Recently, President Obama has called for a review of Florida’s controversial “Stand Your Ground” law, which removes a “duty to retreat” and allows one to use force, including deadly force, in a public place if one reasonably fears for his/her life.
But, according to an article in the Washington Times, when Obama was a state senator in Illinois, he voted to expand the state’s SYG law. Before one examines the validity of that claim, perhaps it’s best to revisit what the president said last Friday about SYG.
“It may be useful for us to examine some state and local laws to see if they are designed in such a way that they may encourage the kinds of altercations, confrontations, and tragedies as we saw in the Florida case, rather than diffuse potential altercations,” Obama said.
Obama went on to acknowledge that SYG was not explicitly mentioned during the Zimmerman trial, which ended with the acquittal of the neighborhood watch volunteer who fatally shot 17-year-old Trayvon Martin, but said that the self-defense law should still be examined because the message it sends to society.
“If we’re sending a message as a society in our communities that someone who is armed has a right to use those firearms even if there’s a way for them to exit from the situation, is that really going to be contributing to the kind of peace and security and order that we’d like to see?”
He then posed the question of whether Martin would have been justified in shooting Zimmerman if he had felt threatened when Zimmerman followed him in a car, concluding that “if the answer to that question is at least ambiguous, then it seems to me that we might want to examine those kinds of laws.”
So, it’s pretty clear that Obama has a problem with the SYG law, which would make him a hypocrite if he did vote to expand Illinois’s “Stand Your Ground” law — so, did he?
The short answer is: yes. But there’s way more to the story, so it’s not a clear-cut case of hypocrisy and/or flip-flopping.
In 2004, Obama voted for S.B. 2386, a bill that would shield a person who “was attacked from being sued in civil court by perpetrators or their estates when a ’stand your ground’ defense is used in protecting his or her person, dwelling or other property,” as the Illinois Review noted.
Essentially, one could use force, including deadly force, if one reasonably feared for his/her life in a public place and be immune from civil lawsuits. That was the essence of S.B. 2386.
What’s also important to note is that, under the Criminal Code of 1961, Illinois self-defense laws never included a “duty to retreat.” In other words, the laws on the books were primitive versions of the current SYG laws. S.B. 2386 just made clear that one could (a) defend himself beyond the home to protect a family member, real property (other than a dwelling) and personal property and (b) avoid civil lawsuits.
The other important point is that SYG laws are not necessarily weapons related. As Reason.com noted:
Contrary to the implication, “stand your ground” laws are not weapon-specific; they eliminate the duty to retreat for someone attacked in a public place, regardless of how he chooses to defend himself. In fact, a state could recognize a right to stand your ground even while prohibiting people from carrying guns in public. That is what Illinois has done for at least half a century.
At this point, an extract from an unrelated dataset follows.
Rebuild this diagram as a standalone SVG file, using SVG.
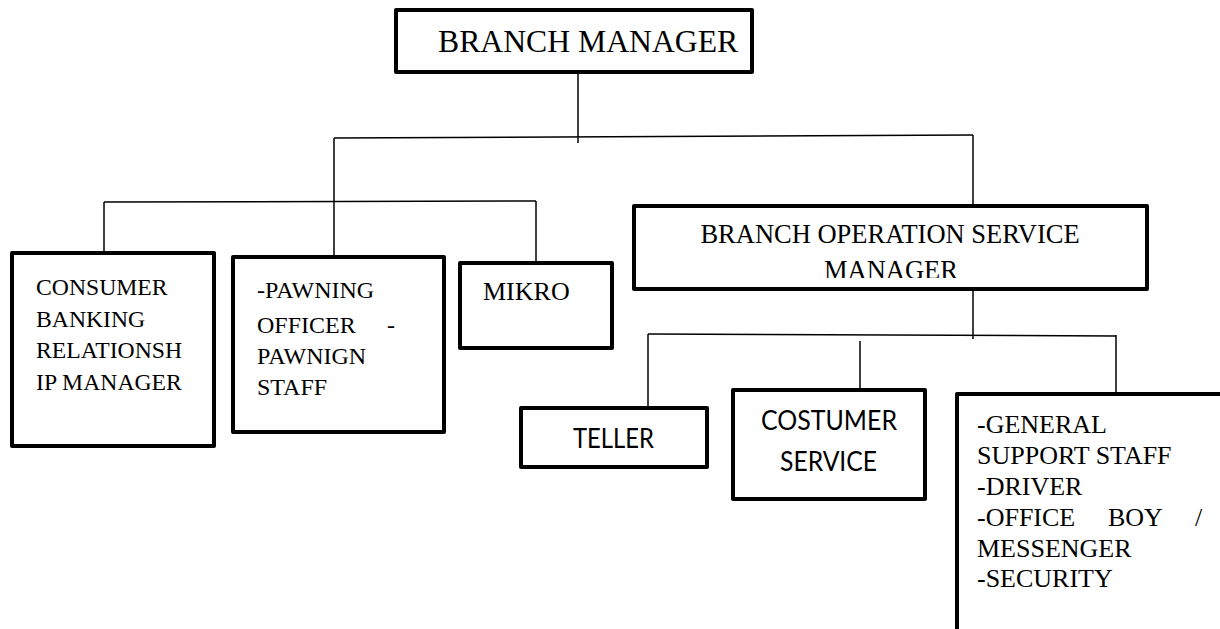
<svg xmlns="http://www.w3.org/2000/svg" width="1220" height="629" viewBox="0 0 1220 629">
<style>
.box{fill:#fff;stroke:#000;stroke-width:4;stroke-linejoin:round}
.con{fill:none;stroke:#000;stroke-width:1.5}
.serif{font-family:"Liberation Serif","Times New Roman",serif;fill:#000}
.sans{font-family:Lato,"Liberation Sans",sans-serif;fill:#000}
</style>
<defs>
<clipPath id="bosmClip"><rect x="636" y="208" width="509" height="70"/></clipPath>
</defs>
<rect width="1220" height="629" fill="#fff"/>
<g id="connectors">
<path class="con" d="M578,72 V143"/>
<path class="con" d="M334,138 L973,135"/>
<path class="con" d="M973,135 V207"/>
<path class="con" d="M334,138 V257"/>
<path class="con" d="M104,202 L536,201"/>
<path class="con" d="M104,202 V253"/>
<path class="con" d="M536,201 V263"/>
<path class="con" d="M973,280 V339"/>
<path class="con" d="M648,334 L1116,336"/>
<path class="con" d="M648,334 V408"/>
<path class="con" d="M860,341 V390"/>
<path class="con" d="M1116,335 V394"/>
</g>
<g id="branch-manager">
<rect class="box" x="396" y="10" width="356" height="62"/>
<text class="serif" x="438" y="52" font-size="31.7">BRANCH MANAGER</text>
</g>
<g id="consumer-banking">
<rect class="box" x="12" y="253" width="202" height="193"/>
<text class="serif" font-size="23.7"><tspan x="36" y="295">CONSUMER</tspan><tspan x="36" y="327">BANKING</tspan><tspan x="36" y="358">RELATIONSH</tspan><tspan x="36" y="390">IP MANAGER</tspan></text>
</g>
<g id="pawning">
<rect class="box" x="233" y="257" width="211" height="175"/>
<text class="serif" font-size="24"><tspan x="257" y="298">-PAWNING</tspan><tspan x="257" y="333">OFFICER</tspan><tspan x="387" y="333">-</tspan><tspan x="257" y="364">PAWNIGN</tspan><tspan x="257" y="395">STAFF</tspan></text>
</g>
<g id="mikro">
<rect class="box" x="460" y="263" width="152" height="85"/>
<text class="serif" x="483" y="300" font-size="26">MIKRO</text>
</g>
<g id="branch-operation-service-manager">
<rect class="box" x="634" y="206" width="513" height="83"/>
<g clip-path="url(#bosmClip)">
<text class="serif" font-size="26.5" text-anchor="middle"><tspan x="890" y="243">BRANCH OPERATION SERVICE</tspan><tspan x="891" y="279">MANAGER</tspan></text>
</g>
</g>
<g id="teller">
<rect class="box" x="521" y="408" width="186" height="59"/>
<text class="sans" x="573" y="448" font-size="26" textLength="81" lengthAdjust="spacingAndGlyphs">TELLER</text>
</g>
<g id="costumer-service">
<rect class="box" x="733" y="390" width="192" height="109"/>
<text class="sans" font-size="26"><tspan x="761" y="430" textLength="136" lengthAdjust="spacingAndGlyphs">COSTUMER</tspan></text>
<text class="sans" font-size="26"><tspan x="780" y="471" textLength="97" lengthAdjust="spacingAndGlyphs">SERVICE</tspan></text>
</g>
<g id="general-support">
<rect class="box" x="957" y="394" width="300" height="300"/>
<text class="serif" font-size="26"><tspan x="977" y="433">-GENERAL</tspan><tspan x="977" y="464">SUPPORT STAFF</tspan><tspan x="977" y="495">-DRIVER</tspan><tspan x="977" y="526">-OFFICE</tspan><tspan x="1108" y="526">BOY</tspan><tspan x="1195" y="526">/</tspan><tspan x="977" y="557">MESSENGER</tspan><tspan x="977" y="587">-SECURITY</tspan></text>
</g>
</svg>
So, Obama voted for a law that did indeed strengthen the state’s self-defense laws — though, at the time, the Land of Lincoln outright banned lawful gun owners from carrying a concealed firearm. This is, of course, changing following a federal court ruling that the state’s ban on concealed carry was unconstitutional. In approximately nine months, law-abiding Illinoisans will be allowed to carry a firearm for self-defense outside the home.
S.B. 2386 went on to clear both Democratically controlled chambers, the state House and Senate, by a near unanimous votes. As the National Review noted, at that time Stand Your Ground laws weren’t a partisan issue. They were merely viewed as common sense self-defense laws by both Democrats and Republicans.